The North is a famously secretive nation, but it has good reason to seek attention. Without global focus, it cannot bargain for the foreign aid it so desperately needs to keep afloat. Time and again over the decades, it has done this to great advantage, whether by military threats, building a nuclear reactor, launching missiles or setting off an atomic weapon. With six-party talks to end its nuclear programme stalled and a lack of interest in preventing the launch of the satellite, its next step was to up the ante. The ploy has worked.
Washington's new envoy for North Korea, Stephen Bosworth, said in Seoul yesterday that any launch by Pyongyang would be 'very ill-advised'. In the region to kick-start the denuclearisation process, he rightly said that the only way forward was through negotiations.
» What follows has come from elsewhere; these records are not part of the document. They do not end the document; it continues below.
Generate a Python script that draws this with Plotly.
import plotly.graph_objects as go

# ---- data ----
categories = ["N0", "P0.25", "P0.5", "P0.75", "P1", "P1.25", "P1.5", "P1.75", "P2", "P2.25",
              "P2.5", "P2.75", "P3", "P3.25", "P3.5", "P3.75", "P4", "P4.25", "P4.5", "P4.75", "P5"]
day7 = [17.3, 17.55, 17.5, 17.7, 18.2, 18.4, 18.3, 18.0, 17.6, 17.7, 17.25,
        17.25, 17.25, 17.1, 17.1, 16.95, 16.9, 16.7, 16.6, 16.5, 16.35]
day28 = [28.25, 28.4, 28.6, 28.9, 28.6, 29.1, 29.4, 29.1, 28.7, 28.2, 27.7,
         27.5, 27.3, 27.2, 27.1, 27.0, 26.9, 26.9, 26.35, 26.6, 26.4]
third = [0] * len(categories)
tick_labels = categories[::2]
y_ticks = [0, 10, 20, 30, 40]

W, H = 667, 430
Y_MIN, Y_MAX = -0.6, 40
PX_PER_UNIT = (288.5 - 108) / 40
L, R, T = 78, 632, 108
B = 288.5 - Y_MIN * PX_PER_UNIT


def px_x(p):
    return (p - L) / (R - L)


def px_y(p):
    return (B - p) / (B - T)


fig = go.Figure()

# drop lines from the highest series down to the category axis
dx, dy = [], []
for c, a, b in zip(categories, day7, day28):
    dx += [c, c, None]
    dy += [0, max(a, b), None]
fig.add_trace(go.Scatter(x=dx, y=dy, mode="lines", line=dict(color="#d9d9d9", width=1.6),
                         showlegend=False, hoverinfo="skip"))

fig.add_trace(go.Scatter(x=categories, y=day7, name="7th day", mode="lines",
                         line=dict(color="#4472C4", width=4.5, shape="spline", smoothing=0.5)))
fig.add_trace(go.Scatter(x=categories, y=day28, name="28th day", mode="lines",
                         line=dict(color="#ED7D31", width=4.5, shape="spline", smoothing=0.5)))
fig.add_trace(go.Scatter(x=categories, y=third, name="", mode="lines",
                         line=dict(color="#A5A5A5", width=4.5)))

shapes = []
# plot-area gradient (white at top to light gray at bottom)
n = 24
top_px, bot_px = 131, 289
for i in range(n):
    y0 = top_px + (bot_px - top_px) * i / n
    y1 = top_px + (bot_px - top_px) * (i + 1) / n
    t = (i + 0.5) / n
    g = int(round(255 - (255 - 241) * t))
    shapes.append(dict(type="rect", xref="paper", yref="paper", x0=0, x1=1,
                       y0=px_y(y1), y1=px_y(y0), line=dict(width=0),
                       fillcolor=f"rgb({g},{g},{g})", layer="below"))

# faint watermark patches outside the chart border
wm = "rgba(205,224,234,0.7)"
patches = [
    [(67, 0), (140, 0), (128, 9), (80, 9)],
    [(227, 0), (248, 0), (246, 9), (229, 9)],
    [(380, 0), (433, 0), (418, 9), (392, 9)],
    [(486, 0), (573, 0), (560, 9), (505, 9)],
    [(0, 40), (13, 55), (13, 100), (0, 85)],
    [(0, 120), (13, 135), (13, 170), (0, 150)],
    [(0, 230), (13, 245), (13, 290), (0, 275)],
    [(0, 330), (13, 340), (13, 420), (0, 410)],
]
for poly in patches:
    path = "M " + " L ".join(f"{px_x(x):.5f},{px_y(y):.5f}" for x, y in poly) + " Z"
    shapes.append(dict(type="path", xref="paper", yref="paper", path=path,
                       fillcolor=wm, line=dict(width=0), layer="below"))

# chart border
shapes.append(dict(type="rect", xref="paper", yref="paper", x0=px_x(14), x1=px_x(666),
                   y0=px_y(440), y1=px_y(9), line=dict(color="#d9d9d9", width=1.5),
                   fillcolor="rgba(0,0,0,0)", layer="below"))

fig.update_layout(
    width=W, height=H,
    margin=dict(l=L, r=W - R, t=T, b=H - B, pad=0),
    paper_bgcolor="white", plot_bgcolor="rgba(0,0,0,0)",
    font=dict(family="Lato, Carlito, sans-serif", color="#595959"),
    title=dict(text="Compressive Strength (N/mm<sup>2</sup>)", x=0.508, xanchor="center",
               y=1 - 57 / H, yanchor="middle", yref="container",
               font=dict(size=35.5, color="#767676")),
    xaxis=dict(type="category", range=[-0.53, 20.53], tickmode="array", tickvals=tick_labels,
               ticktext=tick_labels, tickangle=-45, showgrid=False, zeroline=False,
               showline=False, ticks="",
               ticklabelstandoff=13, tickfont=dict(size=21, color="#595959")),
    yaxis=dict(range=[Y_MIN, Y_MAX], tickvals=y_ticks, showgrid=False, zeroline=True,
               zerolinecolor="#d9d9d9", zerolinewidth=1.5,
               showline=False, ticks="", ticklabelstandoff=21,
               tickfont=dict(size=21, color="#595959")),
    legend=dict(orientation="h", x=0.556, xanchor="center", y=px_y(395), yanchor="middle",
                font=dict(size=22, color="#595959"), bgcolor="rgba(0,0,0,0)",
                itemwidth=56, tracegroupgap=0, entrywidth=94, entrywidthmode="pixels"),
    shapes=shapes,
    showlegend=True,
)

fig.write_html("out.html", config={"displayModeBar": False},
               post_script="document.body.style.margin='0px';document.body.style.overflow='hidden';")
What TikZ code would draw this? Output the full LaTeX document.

It is an approach that US President Barack Obama has advocated to solve his country's foreign policy challenges - although the determination being shown towards Afghanistan and the Middle East has not been so apparent in the case of North Korea.
The North won fuel oil and was crossed off the US list of most dangerous nations in the first pact signed over its nuclear programme. It has been less successful in winning incentives from South Korea and Japan. The latter wants a dispute over kidnapped citizens resolved, while tensions have risen with the South since its president, Lee Myung-bak, took office a year ago with a harder line towards Pyongyang. A series of peace agreements between the Koreas was scrapped by the North in January.
North Korea threatens regional peace and stability. Its satellite launch will double as a long-range missile test. Minds are foremost on finding a way out of the economic crisis and fighting Muslim extremism, but concerted effort also has to be put towards ending Pyongyang's weapons proliferation.